Things have changed so much in radio, but I have enjoyed the ride and I’m far from done! Heres to more to come Guys and Gals!
Alicia Griggs
Memories of radio past…
– Splicing blocks, grease pencils & razor blades
– Cue burn and pennies on tonearms
– A patch bay 5 rows deep
– Cart carousels
– "Tails Out"
– Reel-to-reels that accidentally flew off their automation systems and spun wildly all over the studio
– Color-coded music wheels and card catalogs
– Dubbing the same :60 spot 10 times onto one cart because it was a 10-1/2 minute cart
– Cussing out another jock because he only dubbed his :60 spot once onto a 10-1/2 minute cart – and it didn't recue in time!
– A church-bell control board that had been re-wired as our production board
– Being the afternoon jock, production director, music director, and traffic director at a small AM/FM combo in VT – simulatenously!
– Accidentally picking up the needle off the record that was on the air, immediately realizing what I had done, and dropping the needle back on the record in the EXACT location I had taken it off!
-Playing "Istanbul (Not Constantinople)" and Bruce Willis' "Return of Bruno" on the same station
– Creating 'echo' by placing the copy at the bottom of a metal trash can, sticking the mic forward into the can, then reading the copy (the spot came out great)
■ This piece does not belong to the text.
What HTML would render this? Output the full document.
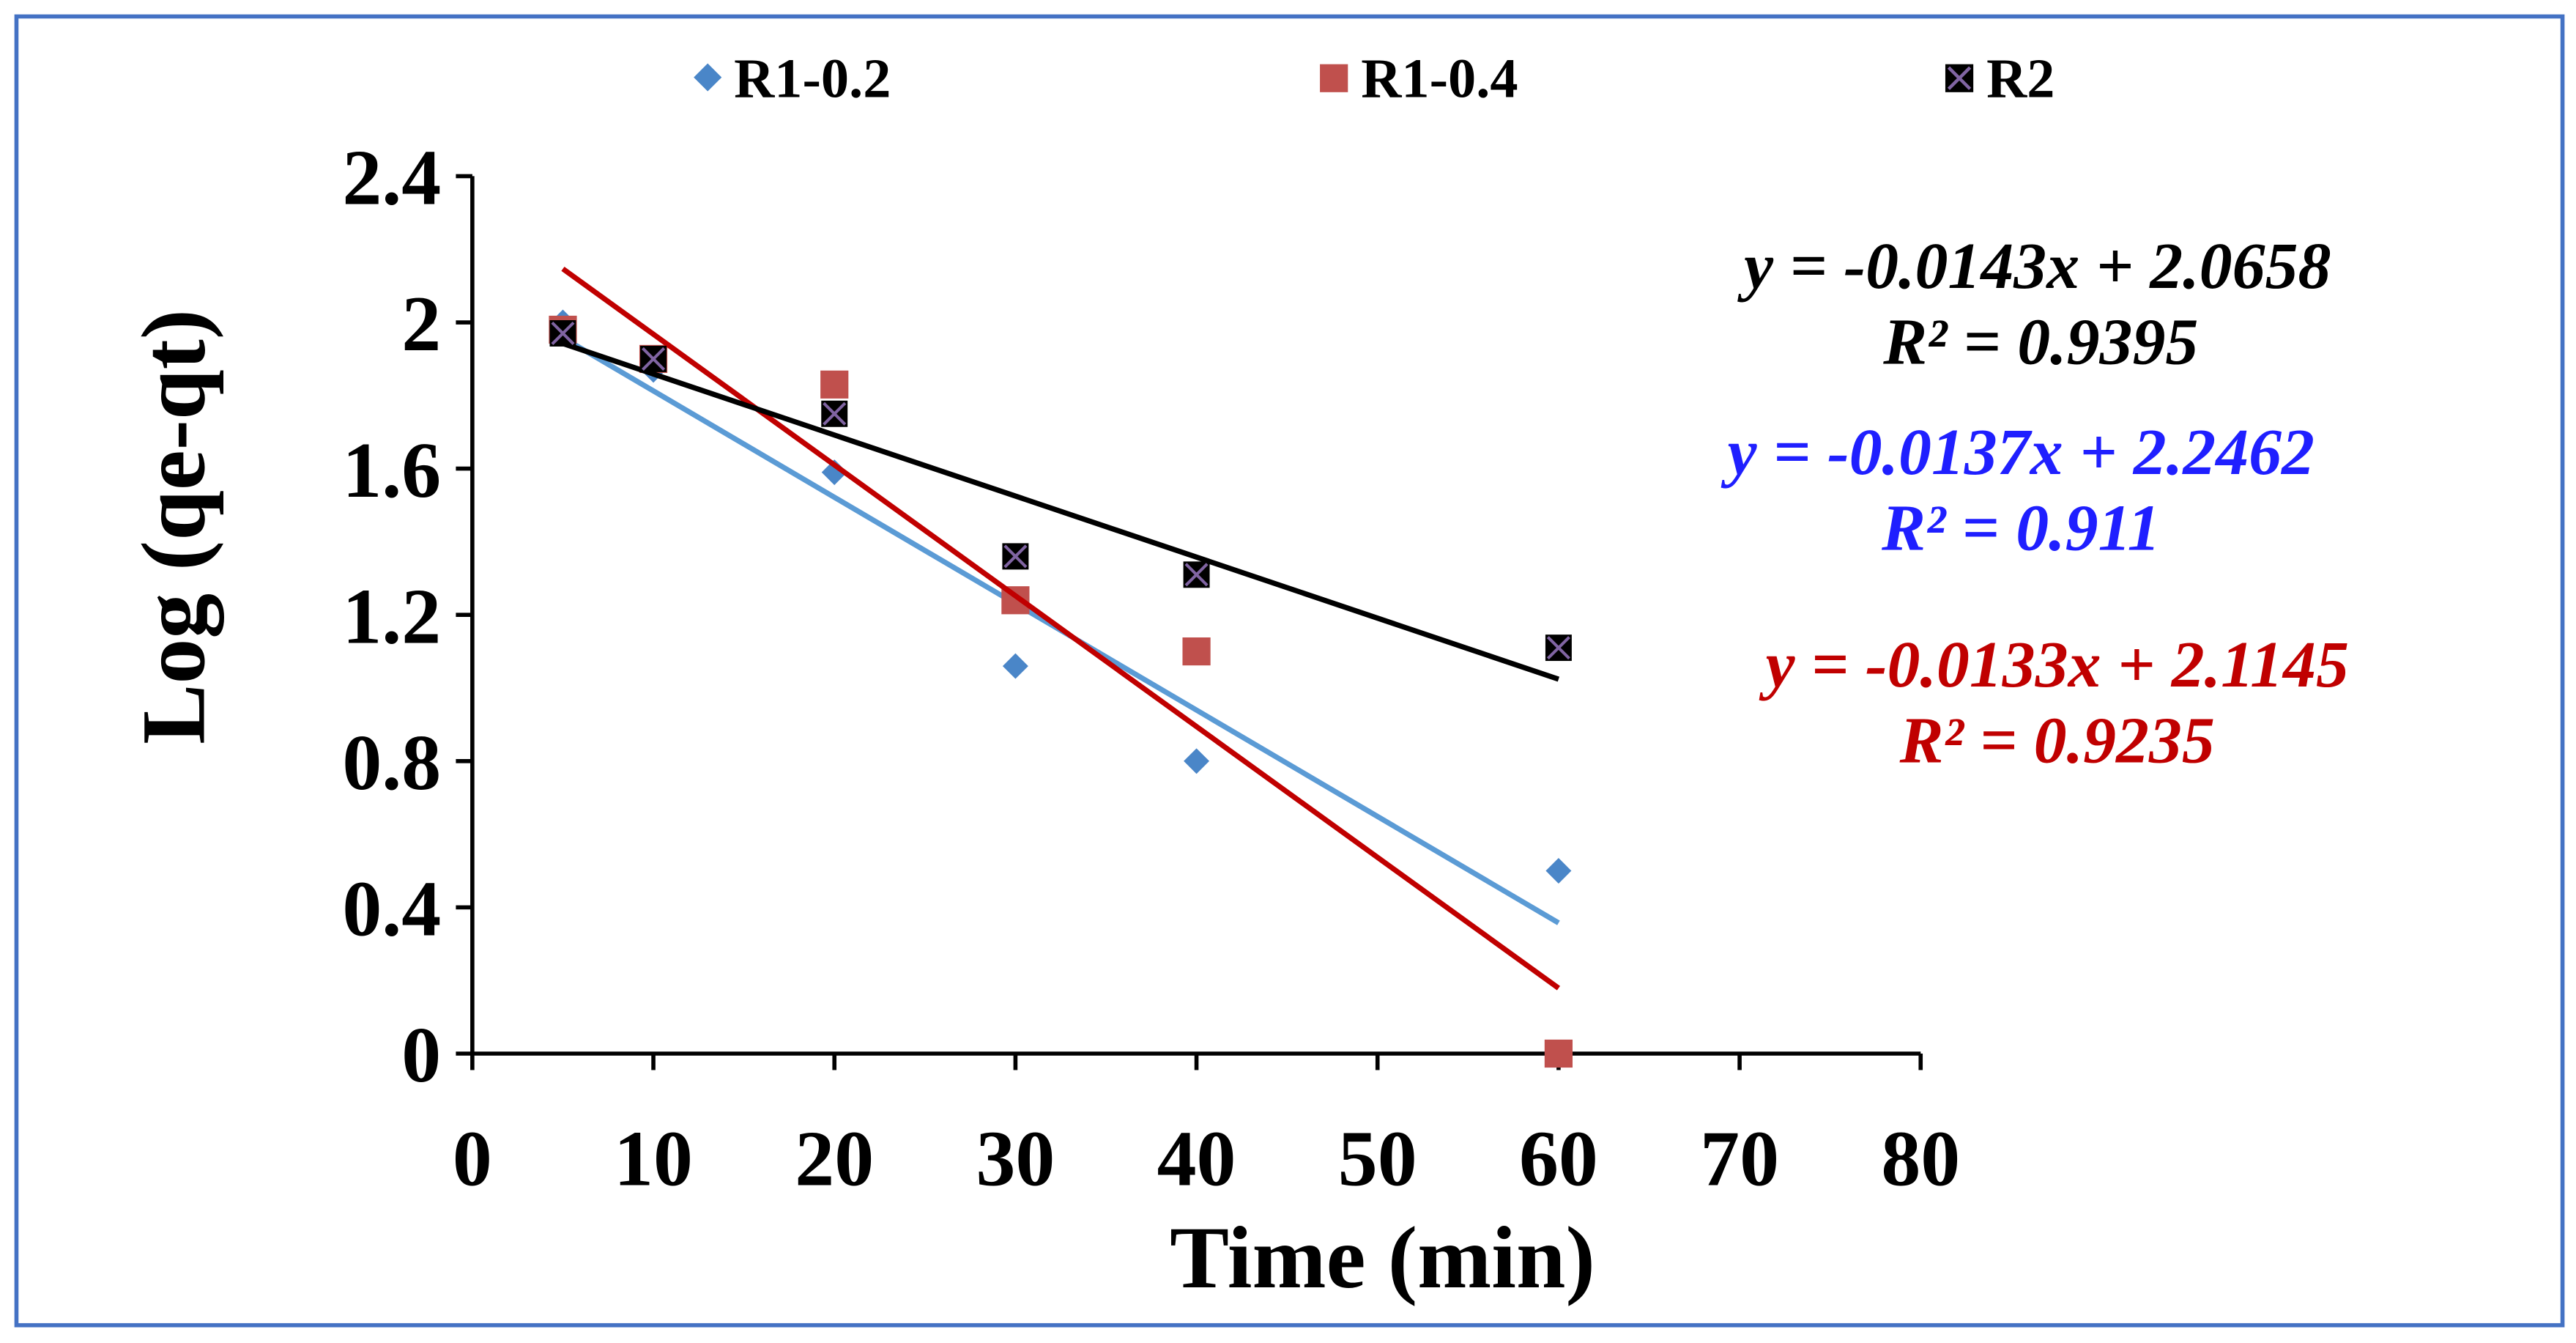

– The first show prep I ever used: "O'Liners" and Stevens & Grdnic – and I'm not making that up! (btw, an aside to Ron Stevens: this past August, I married my very own "Nurse Jennifer"!)
– The listener who called us in the middle of a thunderstorm after we had lost power and – in all seriousness – told us we should make an annoucement that we're off the air
– Cold pizza in the morning, left over from the nighttime jock
-Cigarette stains on the floor and beer stains on the ceiling (never did learn how that happened)
-Coming to the harsh realization that the hotter a female listener sounds on the phone, the uglier she probably is
As I write this, I realize more images continue to come to mind, so I'll cut it off there. I have a feeling that many of these are shared by a great number of us!